Open certain Bibles and you will notice that some of the text is printed in red instead of black. The red is not random. It marks the words spoken by Jesus, setting his voice apart from the surrounding narration and dialogue. Many people grow up with these red letter editions and assume the practice is as old as the Bible itself. It is not. The idea is barely more than a century old, and it began with a single person and a single verse that caught his attention.

The credit goes to a magazine editor named Louis Klopsch, who worked in the late 1800s. He was reading in the Gospel of Luke, at the verse where Jesus speaks of a new covenant in his blood. The mention of blood gave Klopsch an idea. If the blood of Jesus made the new covenant, perhaps the words of Jesus could be honored by printing them in the color of that blood. He put the idea into practice and produced a red letter New Testament near the end of the century. A full red letter Bible followed a couple of years later, and the format spread quickly among readers. The timing helped, since printing in two colors was becoming more affordable and practical for publishers. What might have been an expensive novelty a generation earlier could now reach ordinary households.

The idea caught on because it met a real desire. Readers wanted a quick way to find and focus on what Jesus actually said. In a book with hundreds of pages of history, law, poetry, and letters, the red ink acted like a spotlight. For teachers and new believers alike, it made the words of Jesus easy to locate at a glance. The format also carried an emotional weight, a visual reminder of why those words were treasured. Publishers saw the appeal, and red letter editions became a standard option that remains popular today. You can now find red letter editions across many translations, from older classics to modern versions. For a lot of readers, a Bible without the red simply looks incomplete.

Here is a detail that surprises many readers. The earliest manuscripts of the New Testament had no red letters at all, and no color coding of any kind. They were written in Greek, in continuous script, often without even the spaces and punctuation we now take for granted. There were no quotation marks to show where speech began or ended. The distinction between the words of Jesus and the words around them was left to the reader to work out from the text. The red ink is a modern reading aid laid over an ancient document, not a feature the original writers built in.

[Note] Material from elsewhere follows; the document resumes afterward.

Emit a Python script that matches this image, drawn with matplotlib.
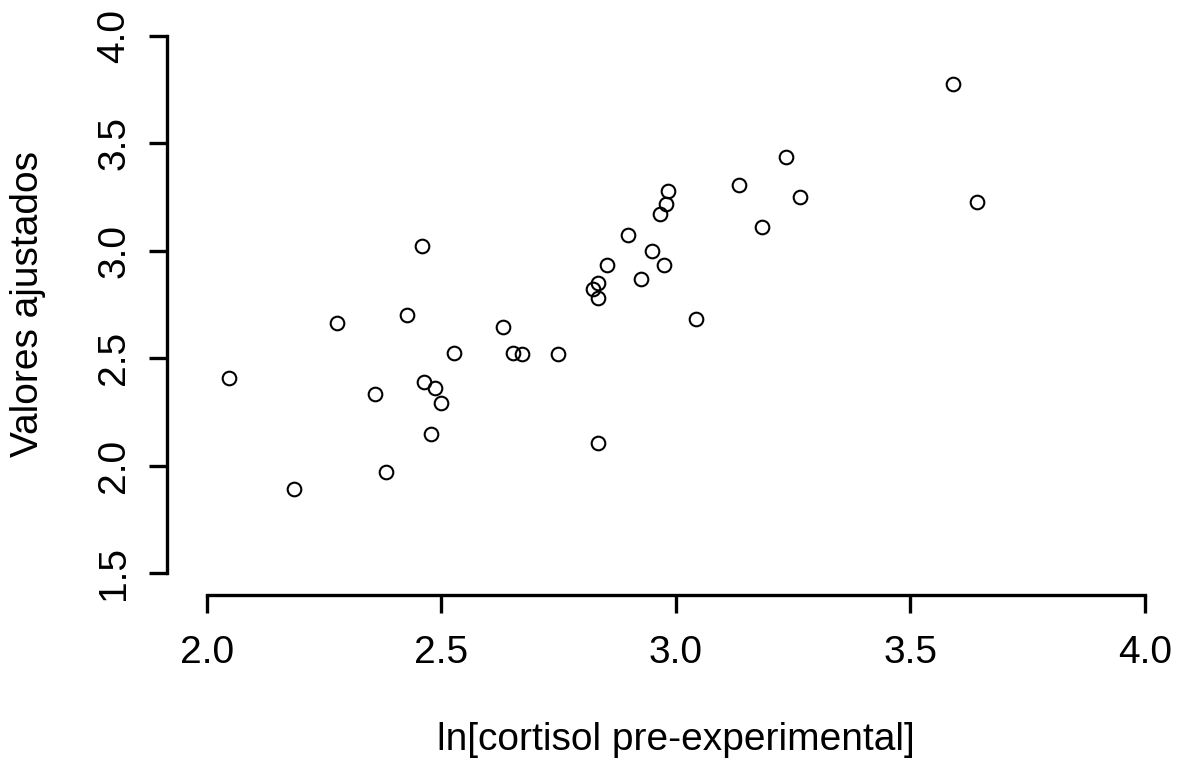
import matplotlib
matplotlib.use("Agg")
import matplotlib.pyplot as plt

# fitted values vs log pre-experimental cortisol
ln_cortisol = [2.047, 2.186, 2.277, 2.358, 2.382, 2.426, 2.458, 2.463, 2.478,
               2.486, 2.499, 2.527, 2.631, 2.652, 2.672, 2.748, 2.823, 2.834,
               2.834, 2.834, 2.853, 2.898, 2.925, 2.949, 2.966, 2.974, 2.979,
               2.984, 3.043, 3.134, 3.183, 3.234, 3.264, 3.591, 3.641]
fitted = [2.408, 1.891, 2.662, 2.333, 1.970, 2.701, 3.022, 2.389, 2.147,
          2.359, 2.291, 2.524, 2.645, 2.524, 2.520, 2.520, 2.822, 2.850,
          2.780, 2.105, 2.934, 3.074, 2.869, 2.997, 3.171, 2.934, 3.218,
          3.278, 2.682, 3.306, 3.113, 3.436, 3.250, 3.777, 3.229]

x_ticks = [2.0, 2.5, 3.0, 3.5, 4.0]
y_ticks = [1.5, 2.0, 2.5, 3.0, 3.5, 4.0]

W, H, DPI = 1182, 763, 100
plt.rcParams["font.family"] = ["Liberation Sans", "DejaVu Sans"]

fig = plt.figure(figsize=(W / DPI, H / DPI), dpi=DPI)
fig.patch.set_facecolor("white")

# plot region in pixels
left, right, top, bottom = 190, 1160, 20, 580
ax = fig.add_axes([left / W, 1 - bottom / H, (right - left) / W, (bottom - top) / H])

# 2.0 -> px 207, 4.0 -> px 1145 ; 4.0 -> px 36, 1.5 -> px 573
xs = (1145 - 207) / 2.0
ys = (573 - 36) / 2.5
ax.set_xlim(2.0 - (207 - left) / xs, 4.0 + (right - 1145) / xs)
ax.set_ylim(1.5 - (bottom - 573) / ys, 4.0 + (36 - top) / ys)

ax.plot(ln_cortisol, fitted, linestyle="none", marker="o", ms=9.8,
        mfc="none", mec="black", mew=1.5)

px2pt = 72 / DPI
for side in ("top", "right"):
    ax.spines[side].set_visible(False)
ax.spines["bottom"].set_position(("outward", (595 - bottom) * px2pt))
ax.spines["left"].set_position(("outward", (left - 167) * px2pt))
ax.spines["bottom"].set_bounds(2.0, 4.0)
ax.spines["left"].set_bounds(1.5, 4.0)
for side in ("bottom", "left"):
    ax.spines[side].set_linewidth(2.4)

ax.set_xticks(x_ticks)
ax.set_yticks(y_ticks)
ax.set_xticklabels([f"{v:.1f}" for v in x_ticks])
ax.set_yticklabels([f"{v:.1f}" for v in y_ticks], rotation=90, va="center")
ax.tick_params(axis="both", length=13, width=2.4, labelsize=28, color="black")
ax.tick_params(axis="x", pad=16)
ax.tick_params(axis="y", pad=12)

fig.text(676 / W, 1 - 750 / H, "ln[cortisol pre-experimental]",
         fontsize=28, ha="center", va="baseline")
fig.text(28 / W, 1 - 304 / H, "Valores ajustados",
         fontsize=28, ha="center", va="center", rotation=90)

fig.savefig("out.png", dpi=DPI, facecolor="white")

That raises a genuine question that scholars still discuss. If the original text did not mark where Jesus stopped speaking, then someone has to decide where the red ends. In most passages this is straightforward, since the narration makes it clear. In others it is harder. The Gospel of John is a well known example, because in some conversations it is not obvious where the words of Jesus end and the writer's own reflection begins. Different editions sometimes draw the line in slightly different places. The red letters are helpful, but they involve a human judgment that readers do not always notice. Careful study Bibles will sometimes explain the choices they made, though many editions leave the reader unaware that a choice was made at all. Knowing this does not weaken the text, it just invites a closer reading.

This is not a reason to distrust red letter Bibles, only a reason to read them thoughtfully. The color can help you slow down and pay attention to the teaching of Jesus, which is a good instinct. At the same time, the whole of Scripture is treated as valuable by the traditions that produced these Bibles, not only the parts printed in red. Leaning too hard on the red can accidentally suggest the black text matters less, which was never the intent. The wise approach is to let the red draw your eye without letting it shrink the rest of the book. Used well, it is a tool and not a rule.

The small mystery of the red ink opens into a bigger point about how we read. A choice made by one editor in the 1800s now shapes how millions of people see the page, which is a reminder that even the format of a Bible has a history. Knowing where a tradition comes from helps you use it with more understanding rather than less. The red letters were meant to honor the words of Jesus and to make them easy to find, and for many readers they still do exactly that. The point is to appreciate the aid while remembering it is an aid. Faith is deepened when we understand not only what we read, but how the book in our hands came to look the way it does.